With such distinctions, you’re able to figure out what works best for your situation.
i. Interior Basement Waterproofing
As stated earlier, interior basement waterproofing strategies are aimed at containing and eliminating moisture presence within a basement area.
This requires taking action such as installing water control systems like sump pumps, as well as having waterproofing panels installed on walls to contain seeping water.
What more? Vapor barriers and other forms of treatments are performed by a waterproofing contractor to keep out all forms of moisture.
The result is a drier basement that’s free from moisture-related problems like mold & mildew growth. This improves general air quality as well.
Several benefits are derived from interior basement waterproofing.
These include the prevention of condensation forming behind walls, a moisture control system that comes with a backup, is less expensive than the exterior option, and is also ideal for areas with little exterior space.
What more? Water within the basement gets pumped out.
Prevention of Condensation Forming behind Walls
During interior basement waterproofing treatment, walls are insulated.
Such insulation action involves the application of water-resistant membranes that help keep prevent condensation from forming behind walls.
Moisture Control Systems with Backup
Another benefit you get from using the interior waterproofing technique is that water control systems like sump pumps come with built-in backups (battery power).
Such backups ensure water still gets pumped out in the event of a power outage.

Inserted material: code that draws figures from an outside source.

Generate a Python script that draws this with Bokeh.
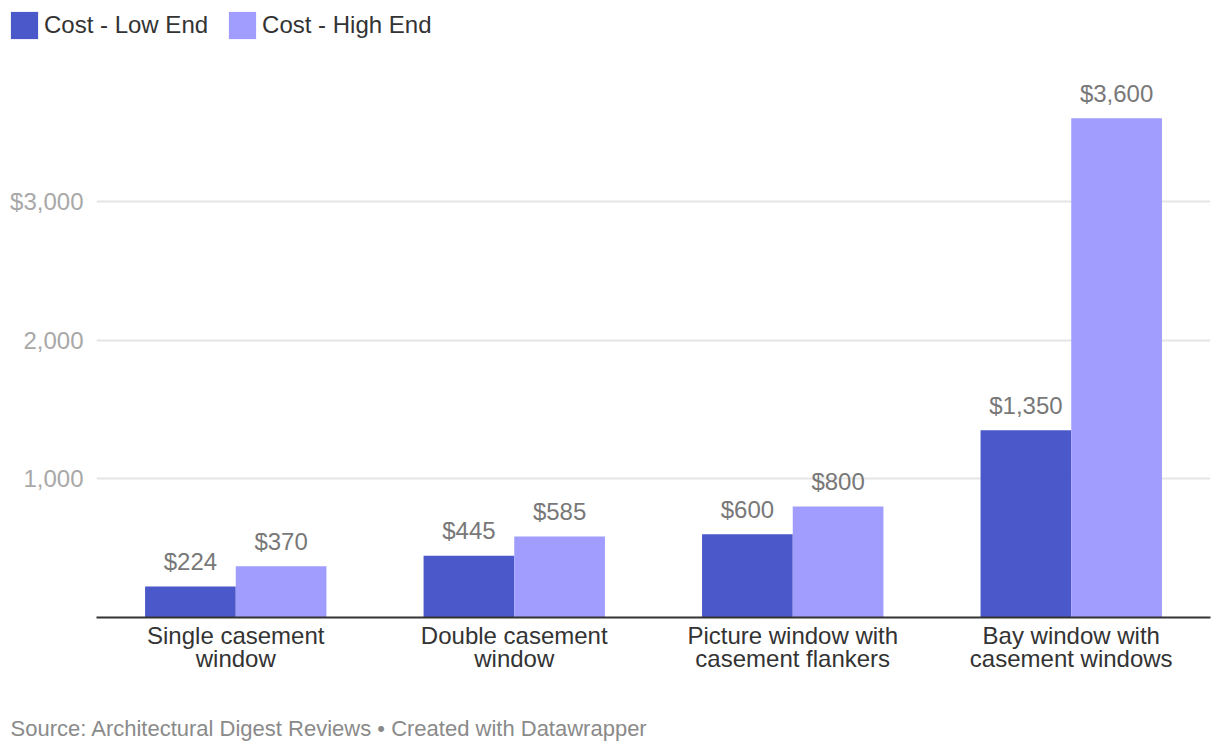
from bokeh.plotting import figure
from bokeh.layouts import column
from bokeh.models import (ColumnDataSource, FactorRange, Range1d, FixedTicker,
                          NumeralTickFormatter, Legend, LegendItem, Label)
from bokeh.transform import dodge
from bokeh.core.properties import value
from bokeh.embed import file_html
from bokeh.resources import INLINE

# ---- data ----
categories = [
    "Single casement\nwindow",
    "Double casement\nwindow",
    "Picture window with\ncasement flankers",
    "Bay window with\ncasement windows",
]
cost_low = [224, 445, 600, 1350]
cost_high = [370, 585, 800, 3600]
series_names = ["Cost - Low End", "Cost - High End"]
y_ticks = [1000, 2000, 3000]
source_note = "Source: Architectural Digest Reviews \u2022 Created with Datawrapper"

# ---- style ----
FONT = "Liberation Sans"
LOW_COLOR = "#4b58c9"
HIGH_COLOR = "#a09dff"
BAR_W = 0.3256
OFF = BAR_W / 2
W = 1220
TOP_H = 50
FOOT_H = 54
MAIN_H = 754 - TOP_H - FOOT_H

src = ColumnDataSource(dict(
    cat=categories,
    low=cost_low,
    high=cost_high,
    low_label=[f"${v:,}" for v in cost_low],
    high_label=[f"${v:,}" for v in cost_high],
))


def strip(height, **kw):
    f = figure(width=W, height=height, output_backend="svg", toolbar_location=None,
               x_axis_type=None, y_axis_type=None,
               min_border_left=0, min_border_right=0,
               min_border_top=0, min_border_bottom=0, **kw)
    f.outline_line_color = None
    f.grid.visible = False
    f.frame_align = False
    return f


# ---- legend strip (hidden series renderers; only their legend swatches show) ----
leg_fig = strip(TOP_H, x_range=FactorRange(factors=categories), y_range=Range1d(-2, -1))
lr_low = leg_fig.vbar(x="cat", top="low", width=BAR_W, source=src,
                      fill_color=LOW_COLOR, line_color=None, visible=False)
lr_high = leg_fig.vbar(x="cat", top="high", width=BAR_W, source=src,
                       fill_color=HIGH_COLOR, line_color=None, visible=False)
legend = Legend(
    items=[LegendItem(label=series_names[0], renderers=[lr_low]),
           LegendItem(label=series_names[1], renderers=[lr_high])],
    orientation="horizontal",
    location=(7, TOP_H - 8 - 34),
    glyph_width=34, glyph_height=34, label_height=34,
    label_standoff=3, spacing=17, padding=0, margin=0,
    border_line_color=None, background_fill_alpha=0,
    inactive_fill_alpha=0,
    label_text_font=FONT, label_text_font_size="24px",
    label_text_color="#333333",
)
leg_fig.add_layout(legend)

# ---- main chart ----
p = figure(
    x_range=FactorRange(factors=categories),
    y_range=Range1d(0, 4089),
    width=W, height=MAIN_H,
    output_backend="svg", toolbar_location=None,
    min_border_left=96, min_border_right=10,
    min_border_top=0, min_border_bottom=MAIN_H - 567,
)
p.frame_align = False
p.x_range.range_padding = 0
p.outline_line_color = None
p.background_fill_color = "white"
p.border_fill_color = "white"

p.vbar(x=dodge("cat", -OFF, range=p.x_range), top="low", width=BAR_W,
       source=src, fill_color=LOW_COLOR, line_color=None)
p.vbar(x=dodge("cat", OFF, range=p.x_range), top="high", width=BAR_W,
       source=src, fill_color=HIGH_COLOR, line_color=None)

for col, lab, off in (("low", "low_label", -OFF), ("high", "high_label", OFF)):
    p.text(x=dodge("cat", off, range=p.x_range), y=col, text=lab, source=src,
           text_align="center", text_baseline="alphabetic", y_offset=-25,
           text_font=value(FONT), text_font_size="24px", text_color="#787878")

p.yaxis.ticker = FixedTicker(ticks=y_ticks)
p.ygrid.ticker = FixedTicker(ticks=y_ticks)
p.yaxis.formatter = NumeralTickFormatter(format="0,0")
p.yaxis.major_label_overrides = {y_ticks[-1]: f"${y_ticks[-1]:,}"}
p.yaxis.axis_line_color = None
p.yaxis.major_tick_line_color = None
p.yaxis.minor_tick_line_color = None
p.yaxis.major_label_standoff = 7
p.yaxis.major_label_text_font = FONT
p.yaxis.major_label_text_font_size = "24px"
p.yaxis.major_label_text_color = "#a8a8a8"

p.xaxis.axis_line_color = "#333333"
p.xaxis.axis_line_width = 2
p.xaxis.major_tick_line_color = None
p.xaxis.minor_tick_line_color = None
p.xaxis.major_label_standoff = -2
p.xaxis.major_label_text_font = FONT
p.xaxis.major_label_text_font_size = "24px"
p.xaxis.major_label_text_color = "#333333"
p.xaxis.major_label_text_line_height = 0.87

p.xgrid.grid_line_color = None
p.ygrid.grid_line_color = "#e5e5e5"
p.ygrid.grid_line_width = 2

# ---- footer strip ----
foot_fig = strip(FOOT_H, x_range=Range1d(0, 1), y_range=Range1d(0, 1))
foot_fig.add_layout(Label(x=10, y=26, x_units="screen", y_units="screen",
                          text=source_note, text_align="left", text_baseline="middle",
                          text_font=FONT, text_font_size="22px",
                          text_color="#8a8a8a"))

layout = column(leg_fig, p, foot_fig, spacing=0)
open("out.html", "w").write(file_html(layout, INLINE))
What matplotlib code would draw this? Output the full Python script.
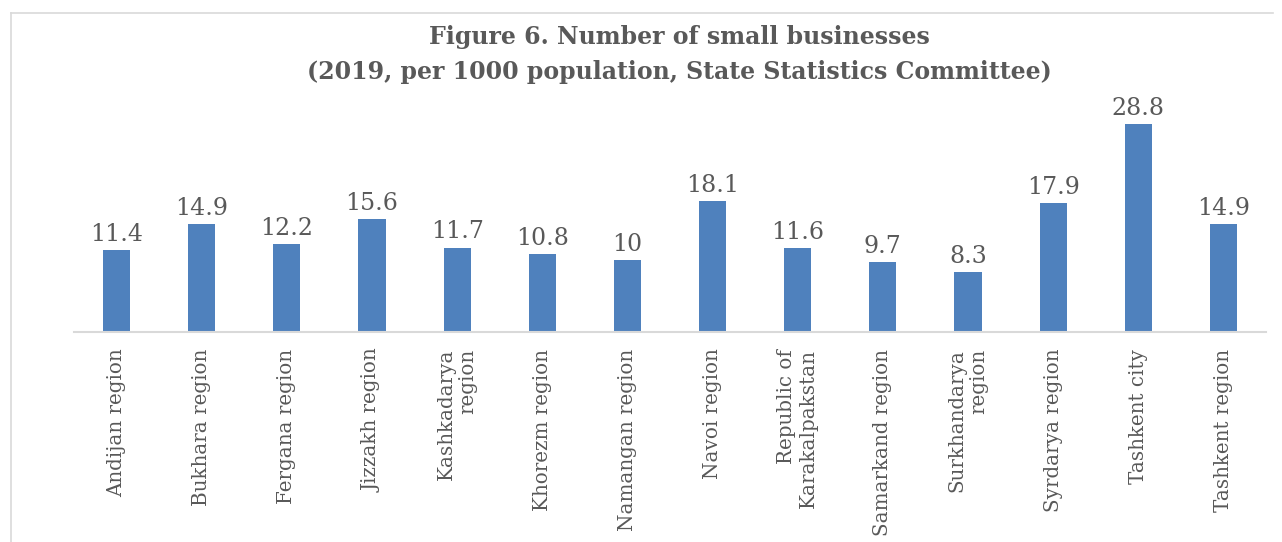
import matplotlib.pyplot as plt
from matplotlib.lines import Line2D

regions = ['Andijan region', 'Bukhara region', 'Fergana region', 'Jizzakh region',
           'Kashkadarya\nregion', 'Khorezm region', 'Namangan region', 'Navoi region',
           'Republic of\nKarakalpakstan', 'Samarkand region', 'Surkhandarya\nregion',
           'Syrdarya region', 'Tashkent city', 'Tashkent region']
values = [11.4, 14.9, 12.2, 15.6, 11.7, 10.8, 10, 18.1, 11.6, 9.7, 8.3, 17.9, 28.8, 14.9]
value_labels = ['11.4', '14.9', '12.2', '15.6', '11.7', '10.8', '10', '18.1', '11.6',
                '9.7', '8.3', '17.9', '28.8', '14.9']

text_color = '#595959'
bar_color = '#4F81BD'
line_color = '#D9D9D9'

fig = plt.figure(figsize=(12.82, 5.42), dpi=100)
ax = fig.add_axes([74 / 1282, 1 - 332 / 542, (1266 - 74) / 1282, (332 - 115.4) / 542])

x = list(range(len(regions)))
bars = ax.bar(x, values, width=0.32, color=bar_color)

for xi, v, lab in zip(x, values, value_labels):
    ax.annotate(lab, (xi, v), xytext=(0, 3), textcoords='offset points',
                ha='center', va='bottom', fontsize=17, color=text_color,
                family='DejaVu Serif')

ax.set_xlim(-0.5, len(regions) - 0.5)
ax.set_ylim(0, 30)
ax.set_xticks(x)
ax.set_xticklabels(regions, rotation=90, fontsize=14.3, color=text_color,
                   family='DejaVu Serif', ha='center', va='top', multialignment='right')
ax.tick_params(axis='x', length=0, pad=12)
ax.set_yticks([])
for side in ['top', 'right', 'left']:
    ax.spines[side].set_visible(False)
ax.spines['bottom'].set_color(line_color)
ax.spines['bottom'].set_linewidth(1.5)

fig.text(679 / 1282, 1 - 54.5 / 542,
         'Figure 6. Number of small businesses\n(2019, per 1000 population, State Statistics Committee)',
         ha='center', va='center', fontsize=17, fontweight='heavy', color=text_color,
         family='DejaVu Serif', linespacing=1.6)

# outer chart frame (left and top edges)
fig.add_artist(Line2D([11 / 1282, 11 / 1282], [0, 1 - 13 / 542], transform=fig.transFigure,
                      color=line_color, lw=1.2))
fig.add_artist(Line2D([11 / 1282, 1273 / 1282], [1 - 13 / 542, 1 - 13 / 542],
                      transform=fig.transFigure, color=line_color, lw=1.2))

fig.savefig('out.png', dpi=100)
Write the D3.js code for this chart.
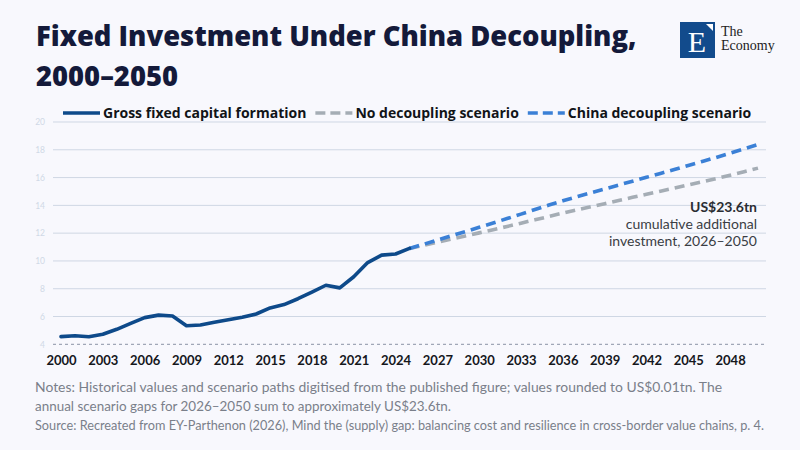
<!DOCTYPE html>
<html><head><meta charset="utf-8">
<script src="https://cdn.jsdelivr.net/npm/d3@7"></script>
<style>
html,body{margin:0;padding:0;background:#f8f8fd;}
svg{display:block;font-family:Lato,"Noto Sans",sans-serif;}
</style></head>
<body><svg id="c" width="800" height="450"></svg>
<script>
const histYears = [2000,2001,2002,2003,2004,2005,2006,2007,2008,2009,2010,2011,2012,2013,2014,2015,2016,2017,2018,2019,2020,2021,2022,2023,2024,2025];
const histValues = [4.55,4.62,4.54,4.72,5.08,5.51,5.92,6.10,6.04,5.34,5.39,5.58,5.77,5.94,6.18,6.62,6.86,7.28,7.76,8.25,8.06,8.86,9.88,10.42,10.50,10.90];
const scenYears = [2025,2026,2027,2028,2029,2030,2031,2032,2033,2034,2035,2036,2037,2038,2039,2040,2041,2042,2043,2044,2045,2046,2047,2048,2049,2050];
const noDecoupling = [10.90,11.12,11.35,11.57,11.79,12.02,12.25,12.48,12.72,12.96,13.20,13.45,13.68,13.90,14.12,14.35,14.58,14.80,15.02,15.24,15.47,15.70,15.93,16.17,16.42,16.68];
const chinaDecoupling = [10.90,11.20,11.50,11.81,12.11,12.42,12.73,13.05,13.37,13.70,14.02,14.33,14.62,14.90,15.18,15.46,15.74,16.02,16.30,16.58,16.87,17.16,17.45,17.76,18.06,18.38];
const yTicks = [4,6,8,10,12,14,16,18,20];
const xTicks = [2000,2003,2006,2009,2012,2015,2018,2021,2024,2027,2030,2033,2036,2039,2042,2045,2048];
const legendLabels = ["Gross fixed capital formation","No decoupling scenario","China decoupling scenario"];
const titleLines = ["Fixed Investment Under China Decoupling,","2000–2050"];
const annotation = ["US$23.6tn","cumulative additional","investment, 2026–2050"];
const notes = ["Notes: Historical values and scenario paths digitised from the published figure; values rounded to US$0.01tn. The","annual scenario gaps for 2026–2050 sum to approximately US$23.6tn."];
const source = "Source: Recreated from EY-Parthenon (2026), Mind the (supply) gap: balancing cost and resilience in cross-border value chains, p. 4.";

const svg = d3.select("#c");
svg.append("rect").attr("width",800).attr("height",450).attr("fill","#f8f8fd");

const x = d3.scaleLinear().domain([2000,2050]).range([61,758]);
const y = d3.scaleLinear().domain([4,20]).range([344.3,122]);
const gridX0 = 53, gridX1 = 766;

// title
const title = svg.append("g");
titleLines.forEach((t,i)=>{
  title.append("text").attr("x",36).attr("y",46+i*39.5)
    .attr("font-family","'Open Sans',sans-serif")
    .attr("font-size",26).attr("font-weight",800).attr("fill","#141a3a").text(t);
});
{
  const n = title.select("text").node();
  const w = n.getComputedTextLength();
  const fs = Math.max(24, Math.min(28, 26*601/w));
  title.selectAll("text").attr("font-size",fs);
}

// logo
const logo = svg.append("g");
logo.append("rect").attr("x",680).attr("y",22).attr("width",35).attr("height",36).attr("fill","#124b8c");
logo.append("path").attr("d","M706,24 L713,24 L713,31 Z").attr("fill","#ffffff");
logo.append("text").attr("x",697).attr("y",52).attr("text-anchor","middle")
  .attr("font-family","Liberation Serif,serif").attr("font-size",30).attr("fill","#ffffff").text("E");
logo.append("text").attr("x",721).attr("y",36).attr("font-family","Liberation Serif,serif")
  .attr("font-size",14).attr("fill","#222").text("The");
logo.append("text").attr("x",721).attr("y",50).attr("font-family","Liberation Serif,serif")
  .attr("font-size",14).attr("fill","#222").text("Economy");

// gridlines
const grid = svg.append("g");
yTicks.forEach(v=>{
  grid.append("line").attr("x1",gridX0).attr("x2",gridX1).attr("y1",y(v)).attr("y2",y(v))
    .attr("stroke", v===4 ? "#8a93a6" : "#cfd7e4").attr("stroke-width",1)
    .attr("stroke-dasharray", v===4 ? "3,3" : null);
});
const yAxis = d3.axisLeft(y).tickValues(yTicks).tickSize(0).tickPadding(0);
const ya = svg.append("g").attr("transform",`translate(45,0)`).call(yAxis);
ya.select(".domain").remove();
ya.selectAll("text").attr("font-size",8.5).attr("fill","#d0d9e6").attr("font-family","Lato,sans-serif");

const xAxis = d3.axisBottom(x).tickValues(xTicks).tickFormat(d3.format("d")).tickSize(0).tickPadding(0);
const xa = svg.append("g").attr("transform",`translate(0,356)`).call(xAxis);
xa.select(".domain").remove();
xa.selectAll("text").attr("font-size",13).attr("font-weight",700).attr("fill","#15171c")
  .attr("font-family","Lato,sans-serif");

// lines
const line = d3.line().x(d=>x(d[0])).y(d=>y(d[1]));
svg.append("path").datum(scenYears.map((yr,i)=>[yr,noDecoupling[i]]))
  .attr("d",line).attr("fill","none").attr("stroke","#a5adb5").attr("stroke-width",3.6)
  .attr("stroke-dasharray","10,6");
svg.append("path").datum(scenYears.map((yr,i)=>[yr,chinaDecoupling[i]]))
  .attr("d",line).attr("fill","none").attr("stroke","#3b80d6").attr("stroke-width",3.6)
  .attr("stroke-dasharray","10,6");
svg.append("path").datum(histYears.map((yr,i)=>[yr,histValues[i]]))
  .attr("d",line).attr("fill","none").attr("stroke","#0e4a8a").attr("stroke-width",3.6)
  .attr("stroke-linejoin","round").attr("stroke-linecap","round");

// legend
const legendStyles = [
  {c:"#0e4a8a",dash:null},{c:"#a5adb5",dash:"10,5"},{c:"#3b80d6",dash:"10,5"}
];
const lg = svg.append("g");
let lx = 63;
legendLabels.forEach((lab,i)=>{
  lg.append("line").attr("x1",lx).attr("x2",lx+37).attr("y1",113).attr("y2",113)
    .attr("stroke",legendStyles[i].c).attr("stroke-width",3.6).attr("stroke-dasharray",legendStyles[i].dash);
  const t = lg.append("text").attr("x",lx+40).attr("y",118).attr("font-size",14)
    .attr("font-family","'Open Sans',sans-serif").attr("font-weight",700)
    .attr("fill","#111418").text(lab);
  lx += 40 + t.node().getComputedTextLength() + 9;
});

// annotation
const an = svg.append("g");
annotation.forEach((t,i)=>{
  an.append("text").attr("x",757).attr("y",212+i*17.2).attr("text-anchor","end")
    .attr("font-size",14).attr("font-weight",i===0?700:400)
    .attr("fill",i===0?"#2a2d33":"#3a3d44").text(t);
});

// notes
const noteWidths = [687, 416];
notes.forEach((t,i)=>{
  svg.append("text").attr("x",35).attr("y",392+i*18.5).attr("font-size",14)
    .attr("textLength",noteWidths[i]).attr("lengthAdjust","spacingAndGlyphs")
    .attr("fill","#7a7f8a").text(t);
});
svg.append("text").attr("x",35).attr("y",430).attr("font-size",12.7)
  .attr("textLength",729).attr("lengthAdjust","spacingAndGlyphs")
  .attr("fill","#7a7f8a").text(source);
</script></body></html>
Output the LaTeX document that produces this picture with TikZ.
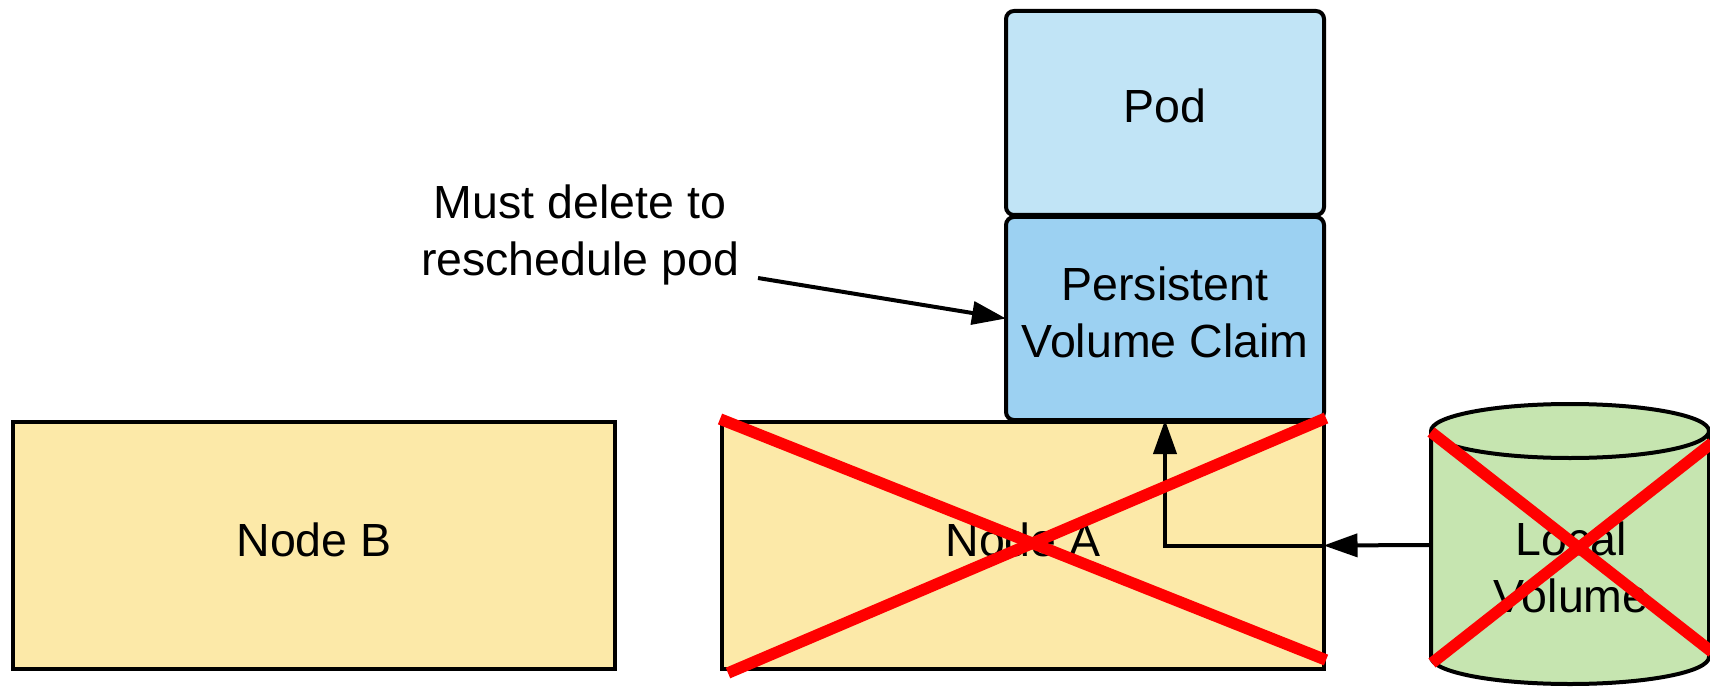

Less Expensive than Exterior Option
Interior basement waterproofing is the least expensive option when it comes to moisture control. It also serves its purpose.
Ideal for areas with Little Exterior Space
If your home is located within a densely populated neighborhood, it will be practically impossible to go with exterior waterproofing. This is where interior waterproofing adequately serves your basement waterproofing needs.
Water Gets Pumped Out
While exterior waterproofing helps to keep out water from reaching the basement, it doesn’t go beyond that. In other words, water already in the basement isn’t removed.
This is where interior waterproofing goes the extra mile. Water is pumped out of the basement while also preventing further seepage or leaks.
ii. Exterior Basement Waterproofing
Exterior basement waterproofing prevents water and moisture problems in a basement by redirecting water away from the building. Drain tiles, drainage tubes, and gutters are introduced to help channel water away.
When this is done, less water finds its way into the basement.
This method is known for its unique advantages. However, certain aspects such as its cost, and the need for spacious surroundings might make it unsuitable to implement in some homes.
This method takes care of water seepage. Installation is also fast, hence providing quicker waterproofing solutions to the basement.
One of the clear advantages of this technique is the continually evolving nature of external basement waterproofing. Newer and better innovations are being made to help combat moisture issues in homes.
However, you’ll have to deal with the higher expenses involved.
The absence of water seepage or leaks means your walls are kept strong. In other words, there’s an improvement in your home’s structural integrity when adopting the exterior basement waterproofing technique.
If you’ve read to this point, you should have a better understanding of the differences between interior and exterior basement waterproofing techniques.
As a homeowner, you can have the best of both worlds by having both measures in place. You’ll have to rely on competent advice to determine if it’s possible or not.